Anna Sandri, La Stampa 28/9/2010, 28 settembre 2010
ANNA SANDRI
PADOVA
E poi qualcuno, nel silenzio di una notte che si immagina insonne, tormentata e cattiva, non ha più retto. E’ sceso in strada con una bomboletta spray ed è arrivato fino alla fontana della piazza di Salboro, quartiere alle porte di Padova. Pochi minuti sono bastati per urlare la frase sul marmo. «Luisa F. ucciderà sua sorella se non dona il midollo»: quelli conoscevano la vicenda hanno capito, gli altri hanno saputo in fretta perché con quel graffito un dramma privato, che attraversava l’oceano lacerando la vita di due sorelle, è diventato una pubblica storia.

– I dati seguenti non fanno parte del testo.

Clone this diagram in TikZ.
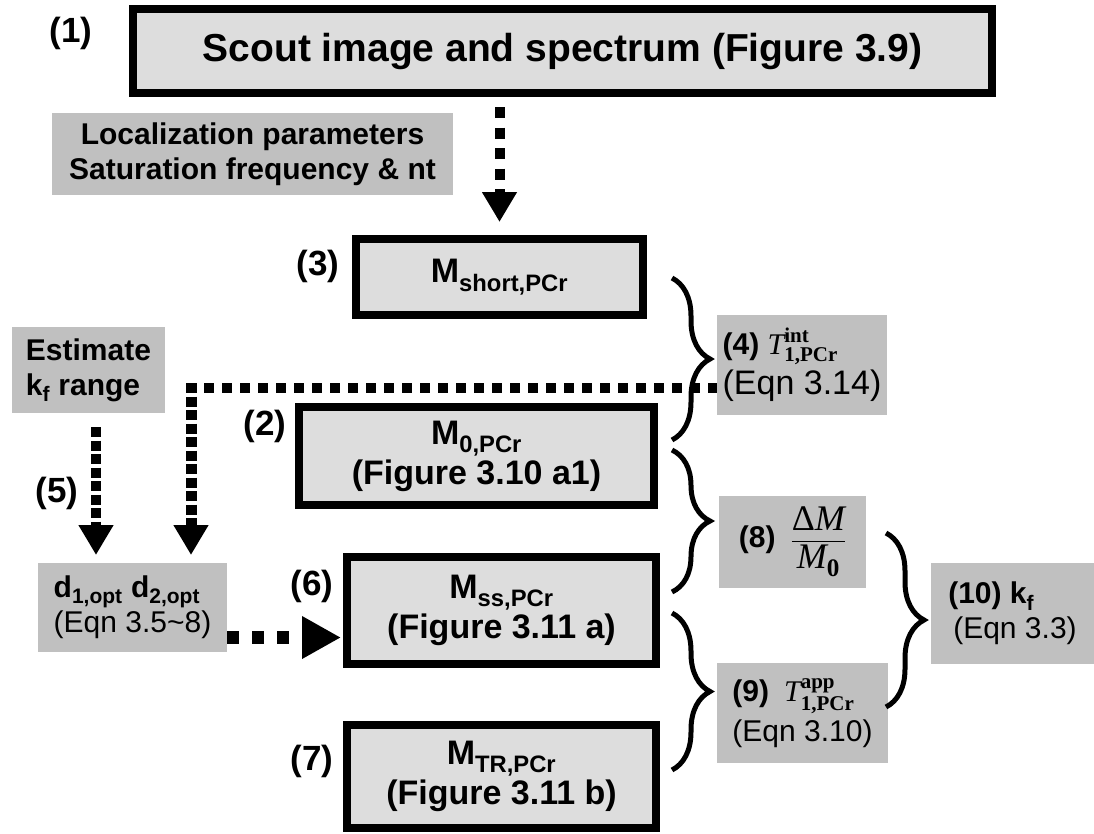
\documentclass[tikz,border=0pt]{standalone}
\usepackage{amsmath}
\usepackage{fontspec}
\setmainfont{Liberation Sans}
\newfontfamily\tms{Liberation Serif}
\usetikzlibrary{arrows.meta,decorations.pathreplacing}
\definecolor{BoxFill}{HTML}{DDDDDD}
\definecolor{TagFill}{HTML}{C0C0C0}
\newcommand{\lowtxt}[1]{$_{\text{#1}}$}
\newcommand{\tvar}[2]{$\text{\tms\mdseries\itshape T}^{\text{\tms\bfseries #1}}_{\text{\tms\bfseries #2}}$}

\begin{document}
\begin{tikzpicture}[x=1pt,y=-1pt,
  mbox/.style={draw,line width=8pt,fill=BoxFill,inner sep=0pt,outer sep=0pt,align=center,font=\fontsize{34}{40}\selectfont\bfseries},
  tag/.style={fill=TagFill,inner sep=0pt,outer sep=0pt,font=\fontsize{30}{35}\selectfont\bfseries},
  num/.style={inner sep=0pt,font=\fontsize{35}{37}\selectfont\bfseries},
  dotarr/.style={line width=10pt,dash pattern=on 10pt off 3.5pt,-{Triangle[length=30pt,width=33pt]}},
  brc/.style={decorate,decoration={brace,amplitude=38pt},line width=5pt}]
\useasboundingbox (0,0) rectangle (1094,833);
% boxes with a frame
\node[mbox,minimum width=859pt,minimum height=84pt,font=\fontsize{39}{44}\selectfont\bfseries] (scout) at (562.5,51) {Scout image and spectrum (Figure 3.9)};
\node[mbox,minimum width=287pt,minimum height=76pt] (short) at (499.5,277) {M\lowtxt{short,PCr}};
\node[mbox,minimum width=355pt,minimum height=98pt] (mzero) at (476.5,456) {M\lowtxt{0,PCr}\\(Figure 3.10 a1)};
\node[mbox,minimum width=309pt,minimum height=107pt] (mss) at (501.5,610.5) {M\lowtxt{ss,PCr}\\(Figure 3.11 a)};
\node[mbox,minimum width=309pt,minimum height=103pt] (mtr) at (501.5,776.5) {M\lowtxt{TR,PCr}\\(Figure 3.11 b)};
% grey boxes
\node[tag,minimum width=401pt,minimum height=82pt,align=center] (loc) at (252.5,154) {Localization parameters\\Saturation frequency \& nt};
\node[tag,minimum width=153pt,minimum height=86pt,align=left] (est) at (88.5,370) {Estimate\\k\lowtxt{f} range};
\node[tag,minimum width=189pt,minimum height=89pt,align=left] (dopt) at (132.5,607.5) {d\lowtxt{1,opt} d\lowtxt{2,opt}\\\textmd{(Eqn 3.5\textasciitilde 8)}};
\node[tag,minimum width=170pt,minimum height=100pt,align=left] (tint) at (802,365) {(4) \tvar{int}{1,PCr}\\[5pt]\textmd{\fontsize{34}{36}\selectfont(Eqn 3.14)}};
\node[tag,minimum width=147pt,minimum height=92pt] (ratio) at (792.5,542) {(8)\enspace{\fontsize{36}{38}\selectfont$\dfrac{\text{\tms\mdseries Δ\itshape M}}{\text{\tms\mdseries\itshape M}_{\text{\tms\bfseries 0}}}$}};
\node[tag,minimum width=171pt,minimum height=100pt,align=left] (tapp) at (802.5,713) {(9)\enspace\tvar{app}{1,PCr}\\[5pt]\textmd{(Eqn 3.10)}};
\node[tag,minimum width=163pt,minimum height=101pt,align=left] (kf) at (1012.5,613.5) {(10) k\lowtxt{f}\\\textmd{\,(Eqn 3.3)}};
% step numbers
\node[num] (n1) at (71,33) {(1)};
\node[num] (n3) at (318,266) {(3)};
\node[num] (n2) at (265,426) {(2)};
\node[num] (n5) at (57,493) {(5)};
\node[num] (n6) at (312,586) {(6)};
\node[num] (n7) at (312,761) {(7)};
% arrows
\draw[dotarr,dash pattern=on 11pt off 9.5pt,shorten <=14pt,shorten >=17pt] (scout.south -| short.north) -- (short.north);
\draw[dotarr,shorten <=14pt,shorten >=8pt] ([xshift=7.5pt]est.south) -- ([xshift=7.5pt]est.south |- dopt.north);
\coordinate (bend) at (191,388);
\draw[line width=10pt,dash pattern=on 10pt off 8pt] ([xshift=-5pt]bend) -- ([yshift=-23pt]tint.west);
\draw[dotarr,line width=11pt,shorten >=8pt] ([yshift=5pt]bend) -- (bend |- dopt.north);
\draw[dotarr,line width=13pt,dash pattern=on 12pt off 13pt,shorten >=6pt,-{Triangle[length=39pt,width=40pt]}] ([yshift=-30pt]dopt.east) -- ([yshift=-30pt]dopt.east -| mss.west);
% braces
\draw[brc] (672,278) -- (672,440);
\draw[brc] (672,450) -- (672,592);
\draw[brc] (672,613) -- (672,770);
\draw[brc] (886,533) -- (886,707);
\end{tikzpicture}
\end{document}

Due donne, lo stesso sangue, un diverso destino. Paola vive in Nuova Zelanda da molti anni. E’ un medico anestesista, è sposata e madre; età intorno ai 50 anni, come la sorella Luisa che invece, insegnante, vive a Padova in un quartiere non lontano da quello dove è comparsa la scritta.
I rapporti, negli anni della lontananza, forse si allentano. Ma il sangue, quello resta sempre lo stesso. E quando, all’inizio dell’estate, a Paola viene diagnosticata una forma molto aggressiva di leucemia, è lei stessa a capire per prima che solo un trapianto di midollo la può salvare. Il suo sos arriva a Padova, dove ha le radici: mentre tutti i parenti, a cominciare proprio dalla sorella, si sottopongono all’esame di compatibilità per la donazione di midollo osseo, gli amici lanciano un gruppo su Facebook, «Salviamo Paola F», allargando all’infinito la ricerca di un donatore.
L’esame tra i consanguinei sembra dare la risposta migliore: Luisa è perfettamente compatibile con Paola. Ma inizia un nuovo dramma. Luisa dice no alla donazione. Non se la sente: ha paura. Paura di soffrire, di arrecare danno alla sua stessa salute che non è perfetta; paura perché anche lei ha una famiglia, alla quale deve rispondere.
C’è - si dice - una telefonata tra le due donne. Paola prova, soprattutto come medico, a spiegare a Laura di cosa si tratta: un prelievo dalla cresta iliaca, in anestesia e senza ricovero, in day hospital. Luisa dice ancora no. Lo scontro si allarga alla famiglia, coinvolge anche gli amici di Paola rimasti in Italia: negano di essere loro gli autori della scritta che ha messo Luisa alla gogna, ammettono di aver fatto pressione in ogni modo per far cambiare idea alla sorella sana.
«La decisione e la disponibilità alla donazione devono essere personali e non devono mai essere forzate», dice Corrado Viafora, della Commissione Bioetica dell’Università di Padova; intanto si indaga per risalire all’autore della scritta, per il quale si ipotizzano i reati di diffamazione e calunnia.
Dalla Nuova Zelanda, con una mail al quotidiano Corriere del Veneto, Paola dice: «Non c’è reato. L’atteggiamento di chiusura di mia sorella ha spinto qualcuno che mi vuole bene a compiere un atto estremo. A Luisa voglio solo far sapere che sono un medico e non metterei mai in pericolo la sua vita. Rispetto la sua decisione, anche se penso che tutti possano capire cosa significa per me sapere che non se la sente di donarmi il midollo che mi farebbe vivere. La sua scelta è frutto di ignoranza, del non sapere».
Ma sembra che si sia accesa una speranza: sarebbe stato trovato un donatore, estraneo alla famiglia. Tra un mese, forse, il trapianto si farà.